In my day job, I am a salesman. I’m extremely good at it. But the key seems to be my total lack of concern. Apathy towards the product, and disinterest in actually making the sale. It allows you to be dispassionate and objective — truly focused on reading the situation and the customer. But with the book, where I’m hopelessly invested in the product and emotionally overwraught in the sale – it’s much more difficult.

It doesn’t help that I’m specifically trying to find my own little niche in the genre. It feels cheap to say “Oh, it’s just like ‘X’ and nothing like ‘Y’, and if you like ‘Z’ then buy, buy, buy!” But when I try to pitch it on its own terms, it just sounds hollow and uninteresting.

There’s a guy, and he has a sword. And there’s a girl and she’s got magic. They don’t like each other, then some shit happens and then they do. Also: hi-jinks.

I could do a laundry list of the random things in the book.

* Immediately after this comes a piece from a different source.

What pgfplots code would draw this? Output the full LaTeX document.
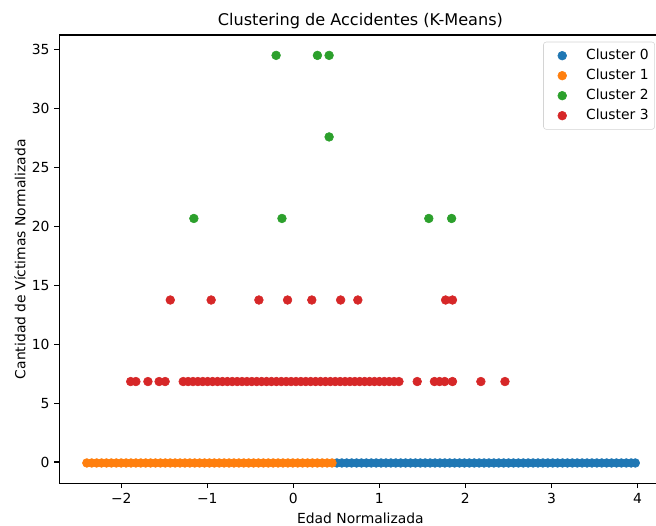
\documentclass[border=0pt]{standalone}
\usepackage{pgfplots}
\pgfplotsset{compat=1.18}
\usepackage{fontspec}
\setmainfont{DejaVu Sans}
\definecolor{c0}{HTML}{1F77B4}
\definecolor{c1}{HTML}{FF7F0E}
\definecolor{c2}{HTML}{2CA02C}
\definecolor{c3}{HTML}{D62728}
\begin{document}
\fontsize{10}{12}\selectfont
\begin{tikzpicture}
\begin{axis}[
  name=ax,
  at={(0,0)}, anchor=south west,
  scale only axis,
  width=433.6pt, height=322.8pt,
  xmin=-2.72, xmax=4.28,
  ymin=-1.81, ymax=36.24,
  xtick={-2,-1,0,1,2,3,4},
  xticklabels={−2,−1,0,1,2,3,4},
  ytick={0,5,10,15,20,25,30,35},
  /pgf/number format/assume math mode=true,
  ticklabel style={font=\fontsize{10}{12}\selectfont, text=black},
  tick align=outside,
  xtick pos=bottom, ytick pos=left,
  major tick length=3.5pt,
  tick style={line width=0.8pt, black},
  axis line style={line width=0.8pt, black},
  title={Clustering de Accidentes (K-Means)},
  title style={font=\fontsize{11.6}{14}\selectfont, at={(axis description cs:0.5,1.0335)}, anchor=center, yshift=-7pt},
  xlabel={Edad Normalizada},
  xlabel style={font=\fontsize{10}{12}\selectfont, at={(axis description cs:0.5,-0.0774)}, anchor=center},
  ylabel={Cantidad de Víctimas Normalizada},
  ylabel style={font=\fontsize{10}{12}\selectfont, at={(axis description cs:-0.0653,0.5)}, anchor=center, rotate=0},
  legend style={at={(0.989,0.985)}, anchor=north east, draw=black!17, rounded corners=2pt,
    fill=white, font=\fontsize{10}{12}\selectfont, inner xsep=3.3pt, inner ysep=4.1pt,
    row sep=2.9pt, column sep=6pt,
    nodes={inner sep=1pt, text height=7.5pt, text depth=2pt}},
  legend cell align=left,
  legend image code/.code={\path (0pt,0pt) (20pt,0pt);\draw[mark repeat=2,mark phase=2,#1] plot coordinates {(0pt,0pt)(10pt,0pt)(20pt,0pt)};},
  every axis plot/.append style={only marks, mark=*, mark size=3.15pt},
]
% Cluster 0
\addplot[c0, mark options={draw=c0, fill=c0}] coordinates {
(0.507,-0.08)(0.564,-0.08)(0.621,-0.08)(0.678,-0.08)(0.735,-0.08)(0.792,-0.08)(0.849,-0.08)(0.906,-0.08)(0.963,-0.08)(1.020,-0.08)
(1.077,-0.08)(1.134,-0.08)(1.191,-0.08)(1.248,-0.08)(1.305,-0.08)(1.362,-0.08)(1.419,-0.08)(1.476,-0.08)(1.533,-0.08)(1.590,-0.08)
(1.647,-0.08)(1.704,-0.08)(1.761,-0.08)(1.818,-0.08)(1.875,-0.08)(1.932,-0.08)(1.989,-0.08)(2.046,-0.08)(2.103,-0.08)(2.160,-0.08)
(2.217,-0.08)(2.274,-0.08)(2.331,-0.08)(2.388,-0.08)(2.445,-0.08)(2.502,-0.08)(2.559,-0.08)(2.616,-0.08)(2.673,-0.08)(2.730,-0.08)
(2.787,-0.08)(2.844,-0.08)(2.901,-0.08)(2.958,-0.08)(3.015,-0.08)(3.072,-0.08)(3.129,-0.08)(3.186,-0.08)(3.243,-0.08)(3.300,-0.08)
(3.357,-0.08)(3.414,-0.08)(3.471,-0.08)(3.528,-0.08)(3.585,-0.08)(3.642,-0.08)(3.699,-0.08)(3.756,-0.08)(3.813,-0.08)(3.870,-0.08)
(3.927,-0.08)(3.975,-0.08)
};
\addlegendentry{Cluster 0}
% Cluster 1
\addplot[c1, mark options={draw=c1, fill=c1}] coordinates {
(-2.400,-0.08)(-2.343,-0.08)(-2.286,-0.08)(-2.229,-0.08)(-2.172,-0.08)(-2.115,-0.08)(-2.058,-0.08)(-2.001,-0.08)(-1.944,-0.08)(-1.887,-0.08)
(-1.830,-0.08)(-1.773,-0.08)(-1.716,-0.08)(-1.659,-0.08)(-1.602,-0.08)(-1.545,-0.08)(-1.488,-0.08)(-1.431,-0.08)(-1.374,-0.08)(-1.317,-0.08)
(-1.260,-0.08)(-1.203,-0.08)(-1.146,-0.08)(-1.089,-0.08)(-1.032,-0.08)(-0.975,-0.08)(-0.918,-0.08)(-0.861,-0.08)(-0.804,-0.08)(-0.747,-0.08)
(-0.690,-0.08)(-0.633,-0.08)(-0.576,-0.08)(-0.519,-0.08)(-0.462,-0.08)(-0.405,-0.08)(-0.348,-0.08)(-0.291,-0.08)(-0.234,-0.08)(-0.177,-0.08)
(-0.120,-0.08)(-0.063,-0.08)(-0.006,-0.08)(0.051,-0.08)(0.108,-0.08)(0.165,-0.08)(0.222,-0.08)(0.279,-0.08)(0.336,-0.08)(0.393,-0.08)
(0.450,-0.08)
};
\addlegendentry{Cluster 1}
% Cluster 2
\addplot[c2, mark options={draw=c2, fill=c2}] coordinates {
(-0.200,34.51)(0.280,34.51)(0.416,34.51)(0.416,27.59)
(-1.156,20.67)(-0.132,20.67)(1.575,20.67)(1.840,20.67)
};
\addlegendentry{Cluster 2}
% Cluster 3
\addplot[c3, mark options={draw=c3, fill=c3}] coordinates {
(-1.890,6.83)(-1.830,6.83)(-1.690,6.83)(-1.560,6.83)(-1.490,6.83)
(-1.280,6.83)(-1.223,6.83)(-1.166,6.83)(-1.109,6.83)(-1.052,6.83)(-0.995,6.83)(-0.938,6.83)(-0.881,6.83)(-0.824,6.83)(-0.767,6.83)
(-0.710,6.83)(-0.653,6.83)(-0.596,6.83)(-0.539,6.83)(-0.482,6.83)(-0.425,6.83)(-0.368,6.83)(-0.311,6.83)(-0.254,6.83)(-0.197,6.83)
(-0.140,6.83)(-0.083,6.83)(-0.026,6.83)(0.031,6.83)(0.088,6.83)(0.145,6.83)(0.202,6.83)(0.259,6.83)(0.316,6.83)(0.373,6.83)
(0.430,6.83)(0.487,6.83)(0.544,6.83)(0.601,6.83)(0.658,6.83)(0.715,6.83)(0.772,6.83)(0.829,6.83)(0.886,6.83)(0.943,6.83)
(1.000,6.83)(1.057,6.83)(1.114,6.83)(1.171,6.83)(1.228,6.83)
(1.440,6.83)(1.640,6.83)(1.700,6.83)(1.760,6.83)(1.850,6.83)(2.180,6.83)(2.460,6.83)
(-1.430,13.75)(-0.955,13.75)(-0.400,13.75)(-0.067,13.75)(0.215,13.75)(0.550,13.75)(0.750,13.75)(1.770,13.75)(1.850,13.75)
};
\addlegendentry{Cluster 3}
\end{axis}
\pgfresetboundingbox
\useasboundingbox ([xshift=-42.7pt,yshift=-30pt]ax.south west) rectangle ([xshift=429.6pt,yshift=348pt]ax.south west);
\end{tikzpicture}
\end{document}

Electric-Eel Powered Jukebox. Prescience. Dwarven ghosts. Lesbian bards. Sweaty wyverns. Hangovers. Friendship. Mailboxes. A devil-spawned assassin. Fairy tales. Horse euthanasia. Wizard duels. Mysterious backstories. Prophetic dreams. Cheese. Plot-holes. Garden plots. Sorcerer bondage. Magic swords. An ogre with red boots. A blue fish. A white bridge. A first kiss. A last breath. Hyper-intelligent frogs with steam-powered roller skates. Banter.

Okay, I wound up kind of liking that one.  But still, the problem remains. All that sounds fun, but I don’t know how convincing it is. Part of me wants to sell the book the same way that I wrote it. Honestly, with great love and with no artifice. Well, maybe a teensy bit of artifice.

This is important. This is true. This book is real. It matters. Or at the very least, I need it to matter.

So, yeah. Buy it or whatever.

Oh, my. This question is in bold. On WordPress, that’s like a Tumblr post dissing Doctor Who — it demands a response. What do you look for on the back of the book, or in a sales pitch for a book, when you’re considering reading something from an unknown author?